O medo da criança de ficar sozinha vem do desamparo sentido quando seu cuidador se afasta. É um medo natural, pois nascemos prematuros. Sem alguém, nosso instinto de vida dá sinal de alerta, não há meios de sobrevivência sem quem nos carregue, alimente, limpe e acolha. Sem alguém que fale conosco, que emita sons. 

A sonoridade da voz humana é extremamente importante para o bebê. Estes primeiros sons são fundamentais para a humanização. A voz humana vibra em nós, faz eco e sem barreiras.

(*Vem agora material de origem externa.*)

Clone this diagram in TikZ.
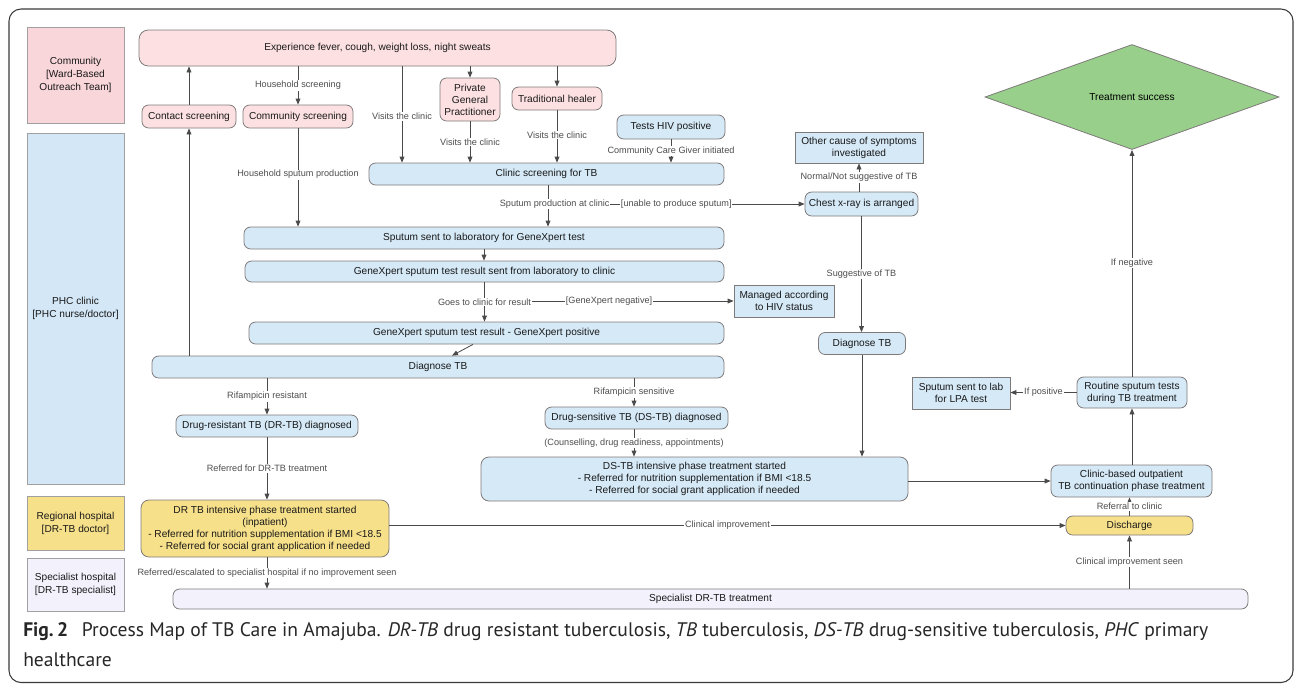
\documentclass[tikz,border=0pt]{standalone}
\usepackage{fontspec}
\usepackage{graphicx}
\setmainfont{Liberation Sans}
\newfontfamily\capfont{PT Sans}
\usetikzlibrary{arrows.meta,shapes.geometric,calc}
\definecolor{pinkf}{HTML}{FDE1E2}
\definecolor{pinklane}{HTML}{F9D6D9}
\definecolor{bluef}{HTML}{D5E9F7}
\definecolor{bluelane}{HTML}{D3E7F6}
\definecolor{yellowf}{HTML}{F7E08A}
\definecolor{lavf}{HTML}{F3F1FC}
\definecolor{greenf}{HTML}{98CF8A}
\definecolor{edgec}{HTML}{7F7A7A}
\definecolor{lanec}{HTML}{A0A0A0}
\definecolor{linec}{HTML}{4A4A4A}
\definecolor{lblc}{HTML}{4D4D4D}
\definecolor{framec}{HTML}{3A3A3A}
\newlength\capw
\newcommand\capone{{\bfseries Fig.\,2}\hspace{0.7em}Process Map of TB Care in Amajuba. \textit{DR-TB} drug resistant tuberculosis, \textit{TB} tuberculosis, \textit{DS-TB} drug-sensitive tuberculosis, \textit{PHC} primary}
\tikzset{
  box/.style={draw=edgec, line width=0.6pt, rounded corners=5pt, inner sep=1pt, align=center,
    font=\fontsize{7.6}{9}\selectfont, text=black!90},
  sqbox/.style={box, sharp corners},
  lane/.style={draw=lanec, line width=0.6pt, inner sep=1pt, align=center,
    font=\fontsize{7.6}{9.8}\selectfont, text=black!90},
  arr/.style={draw=linec, line width=0.6pt, -{Triangle[length=4.5pt,width=3.6pt]}},
  lbl/.style={fill=white, inner sep=0.6pt, font=\fontsize{6.85}{8}\selectfont, text=lblc},
}
\begin{document}
\settowidth\capw{\capfont\fontsize{10}{12}\selectfont\capone}
\begin{tikzpicture}[x=0.75pt,y=-0.75pt]
\useasboundingbox (0,0) rectangle (1295,683);
\pgfmathsetmacro\capscale{888.75pt/\capw}
% frame
\draw[framec, line width=0.8pt, rounded corners=9pt] (9,9) rectangle (1293,682.5);
% lanes
\node[lane, fill=pinklane, minimum width=72.75pt, minimum height=72pt] (laneC) at (75.5,75) {Community\\{}[Ward-Based\\Outreach Team]};
\node[lane, fill=bluelane, minimum width=72.75pt, minimum height=263.25pt] (laneP) at (75.5,308.5) {PHC clinic\\{}[PHC nurse/doctor]};
\node[lane, fill=yellowf, minimum width=72.75pt, minimum height=40.5pt] (laneR) at (75.5,523) {Regional hospital\\{}[DR-TB doctor]};
\node[lane, fill=lavf, minimum width=72.75pt, minimum height=39.75pt] (laneS) at (75.5,584.5) {Specialist hospital\\{}[DR-TB specialist]};
% nodes
\node[box, fill=pinkf, minimum width=357.75pt, minimum height=27pt, rounded corners=7pt] (exp) at (377.5,48) {Experience fever, cough, weight loss, night sweats};
\node[box, fill=pinkf, minimum width=70.5pt, minimum height=17.25pt] (contact) at (189,116.5) {Contact screening};
\node[box, fill=pinkf, minimum width=82.5pt, minimum height=17.25pt] (commscr) at (298,116.5) {Community screening};
\node[box, fill=pinkf, minimum width=45pt, minimum height=32.25pt] (gp) at (470,99.5) {Private\\General\\Practitioner};
\node[box, fill=pinkf, minimum width=67.5pt, minimum height=17.25pt] (healer) at (557,98.5) {Traditional healer};
\node[box, fill=bluef, minimum width=81pt, minimum height=18pt] (hiv) at (671,127) {Tests HIV positive};
\node[box, fill=bluef, minimum width=266.25pt, minimum height=16.5pt] (clinic) at (546.5,174) {Clinic screening for TB};
\node[sqbox, fill=bluef, minimum width=96pt, minimum height=23.25pt] (other) at (859,147.5) {Other cause of symptoms\\investigated};
\node[box, fill=bluef, minimum width=84.75pt, minimum height=18pt] (xray) at (861.5,204) {Chest x-ray is arranged};
\node[box, fill=bluef, minimum width=360pt, minimum height=16.5pt] (sputum) at (484,238) {Sputum sent to laboratory for GeneXpert test};
\node[box, fill=bluef, minimum width=359.25pt, minimum height=15.75pt] (gxsent) at (484.5,271.5) {GeneXpert sputum test result sent from laboratory to clinic};
\node[sqbox, fill=bluef, minimum width=75pt, minimum height=24pt] (managed) at (784,301) {Managed according\\to HIV status};
\node[box, fill=bluef, minimum width=356.25pt, minimum height=16.5pt] (gxpos) at (486.5,333) {GeneXpert sputum test result - GeneXpert positive};
\node[box, fill=bluef, minimum width=429pt, minimum height=16.5pt] (diag) at (438,367) {Diagnose TB};
\node[box, fill=bluef, minimum width=65.25pt, minimum height=16.5pt] (diag2) at (862,343.5) {Diagnose TB};
\node[box, fill=bluef, minimum width=136.5pt, minimum height=16.5pt] (drdiag) at (267,426) {Drug-resistant TB (DR-TB) diagnosed};
\node[box, fill=bluef, minimum width=137.25pt, minimum height=16.5pt] (dsdiag) at (636.5,418) {Drug-sensitive TB (DS-TB) diagnosed};
\node[box, fill=bluef, minimum width=320.25pt, minimum height=33pt, rounded corners=6pt] (dsint) at (694.5,479) {DS-TB intensive phase treatment started\\- Referred for nutrition supplementation if BMI <18.5\\- Referred for social grant application if needed};
\node[diamond, draw=edgec, line width=0.6pt, fill=greenf, inner sep=0pt, minimum width=220.5pt, minimum height=78.75pt, font=\fontsize{7.6}{9}\selectfont] (success) at (1132,97) {Treatment success};
\node[box, fill=bluef, minimum width=82.5pt, minimum height=23.25pt] (routine) at (1132,392.5) {Routine sputum tests\\during TB treatment};
\node[sqbox, fill=bluef, minimum width=73.5pt, minimum height=24pt] (lpa) at (961,393) {Sputum sent to lab\\for LPA test};
\node[box, fill=bluef, minimum width=120.75pt, minimum height=24pt] (cbo) at (1131.5,481) {Clinic-based outpatient\\TB continuation phase treatment};
\node[box, fill=yellowf, minimum width=95.25pt, minimum height=14.25pt] (discharge) at (1129.5,525.5) {Discharge};
\node[box, fill=yellowf, minimum width=186pt, minimum height=42.75pt, rounded corners=6pt] (drint) at (265,528.5) {DR TB intensive phase treatment started\\(inpatient)\\- Referred for nutrition supplementation if BMI <18.5\\- Referred for social grant application if needed};
\node[box, fill=lavf, minimum width=806.25pt, minimum height=15pt] (spec) at (710.5,599) {Specialist DR-TB treatment};
% helper coordinates
\coordinate (x402) at (402,0);
\coordinate (x548) at (548,0);
\coordinate (x473) at (473,0);
\coordinate (x452) at (452,0);
\coordinate (x634) at (634,0);
% edges
\draw[arr] (diag.north -| contact) -- (contact.south);
\draw[arr] (contact.north) -- (exp.south -| contact);
\draw[arr] (exp.south -| commscr) -- node[lbl]{Household screening} (commscr.north);
\draw[arr] (commscr.south) -- node[lbl,pos=.47]{Household sputum production} (sputum.north -| commscr);
\draw[arr] (exp.south -| x402) -- node[lbl,pos=.52]{Visits the clinic} (clinic.north -| x402);
\draw[arr] (exp.south -| gp) -- (gp.north);
\draw[arr] (gp.south) -- node[lbl]{Visits the clinic} (clinic.north -| gp);
\draw[arr] (exp.south -| healer) -- (healer.north);
\draw[arr] (healer.south) -- node[lbl,pos=.47]{Visits the clinic} (clinic.north -| healer);
\draw[arr] (hiv.south) -- node[lbl]{Community Care Giver initiated} (clinic.north -| hiv);
\draw[arr] (clinic.south -| x548) |- node[lbl,pos=.75]{[unable to produce sputum]} (xray.west);
\draw[arr] (clinic.south -| x548) -- node[lbl,pos=.45,xshift=5pt]{Sputum production at clinic} (sputum.north -| x548);
\draw[arr] (xray.north -| other) -- node[lbl]{Normal/Not suggestive of TB} (other.south);
\draw[arr] (xray.south) -- node[lbl]{Suggestive of TB} (diag2.north -| xray);
\draw[arr] (sputum.south) -- (gxsent.north -| sputum);
\draw[arr] (gxsent.south) |- node[lbl,pos=.75]{[GeneXpert negative]} (managed.west);
\draw[arr] (gxsent.south) -- node[lbl]{Goes to clinic for result} (gxpos.north -| gxsent);
\draw[arr] (gxpos.south -| x473) -- (diag.north -| x452);
\draw[arr] (diag.south -| drdiag) -- node[lbl]{Rifampicin resistant} (drdiag.north);
\draw[arr] (diag.south -| x634) -- node[lbl]{Rifampicin sensitive} (dsdiag.north -| x634);
\draw[arr] (dsdiag.south -| x634) -- node[lbl]{(Counselling, drug readiness, appointments)} (dsint.north -| x634);
\draw[arr] (diag2.south) -- (dsint.north -| diag2);
\draw[arr] (drdiag.south) -- node[lbl]{Referred for DR-TB treatment} (drint.north -| drdiag);
\draw[arr] (dsint.east |- cbo.west) -- (cbo.west);
\draw[arr] (cbo.north -| routine) -- (routine.south);
\draw[arr] (routine.west) -- node[lbl]{If positive} (lpa.east |- routine.west);
\draw[arr] (routine.north) -- node[lbl]{If negative} (success.south);
\draw[arr] (drint.east |- discharge.west) -- node[lbl]{Clinical improvement} (discharge.west);
\draw[arr] (discharge.north) -- node[lbl]{Referral to clinic} (cbo.south -| discharge);
\draw[arr] (drint.south -| drdiag) -- node[lbl]{Referred/escalated to specialist hospital if no improvement seen} (spec.north -| drdiag);
\draw[arr] (spec.north -| discharge) -- node[lbl]{Clinical improvement seen} (discharge.south);
% caption
\node[anchor=west, inner sep=0pt, text=black!85] (cap1) at (23,632) {\scalebox{\capscale}{\capfont\fontsize{10}{12}\selectfont\capone}};
\node[anchor=west, inner sep=0pt, text=black!85] (cap2) at (23,660) {\scalebox{\capscale}{\capfont\fontsize{10}{12}\selectfont healthcare}};
\end{tikzpicture}
\end{document}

Marca nossa entrada na cultura e nessas marcas repousarão as palavras. Elas são significantes que representam o outro para nós e que mais tarde nos representarão também. Através deles poderemos nos estruturar como sujeitos. E aí, sim, o que nos protegerá será a capacidade de usá-las em nome próprio, na convivência, trocas com as pessoas e em defesa da vida.

Na literatura de Freud, ele relata o que uma criança disse à tia que dormia no mesmo quarto: “Tia, fala alguma coisa, estou com medo do escuro!”. A tia: “O que adianta eu falar se você não me vê?” Ao que a criança responde: “É que quando escuto sua voz, parece que luz acende!”

Acho este relato muito lindo. Ele já aponta quão importantes são as palavras e mais ainda quanto os sons podem nos servir. Nos representar para o outro. Ele nos dá materialidade, presença. Cante para mim e saberei que está.





O medo é um sentimento humano. Quem não tem medo de nada, é perigoso. O medo em certa medida serve para nos proteger, para não nos deixar ousar demais, propõe um limite e nos contém. Ele só se torna patológico quando nos paralisa e já não podemos ter liberdade, evitamos sair, perdemos viagens e evitamos amar e nos isolamos.

Como nas fobias. Os fóbicos preferem não sair de casa a se depararem com o objeto de seu medo. Assim era Hans, muitos o chamam Joãozinho, paciente de Freud. Não podia sair, ver a avó que adorava, para não ver cavalos, naquela época das charretes, carroças, etc. Através do pai, orientado por Freud, o medo foi traduzido como um chamado ao pai, ausente, para que ocupasse seu lugar na família.

Enganam-se aqueles que já adultos temem a solidão e acreditam poder debelar seu medo tornando-se dependentes. É uma armadilha, um tiro no pé. Fazer um com o outro sempre dá errado. Primeiro, porque nem toda companhia é confiável ou protetora. Segundo, porque se dependemos tanto, acabamos aceitando tudo, até o que não deveríamos.

Para concluir, acredito que estaremos sós, de fato, quando nos abandonamos. Deixamos de nos relacionar conosco. A cara metade da laranja, como diziam os padres nos casamentos, não existe. É ilusão, somos únicos, e mais: divididos entre consciente e inconsciente, a realidade psíquica e a material.

Viver é perigoso e o medo tem sua função. E se não assumirmos a vida como ela é, nós seremos levados à revelia pelos nossos fantasmas imaginários e amedrontadores.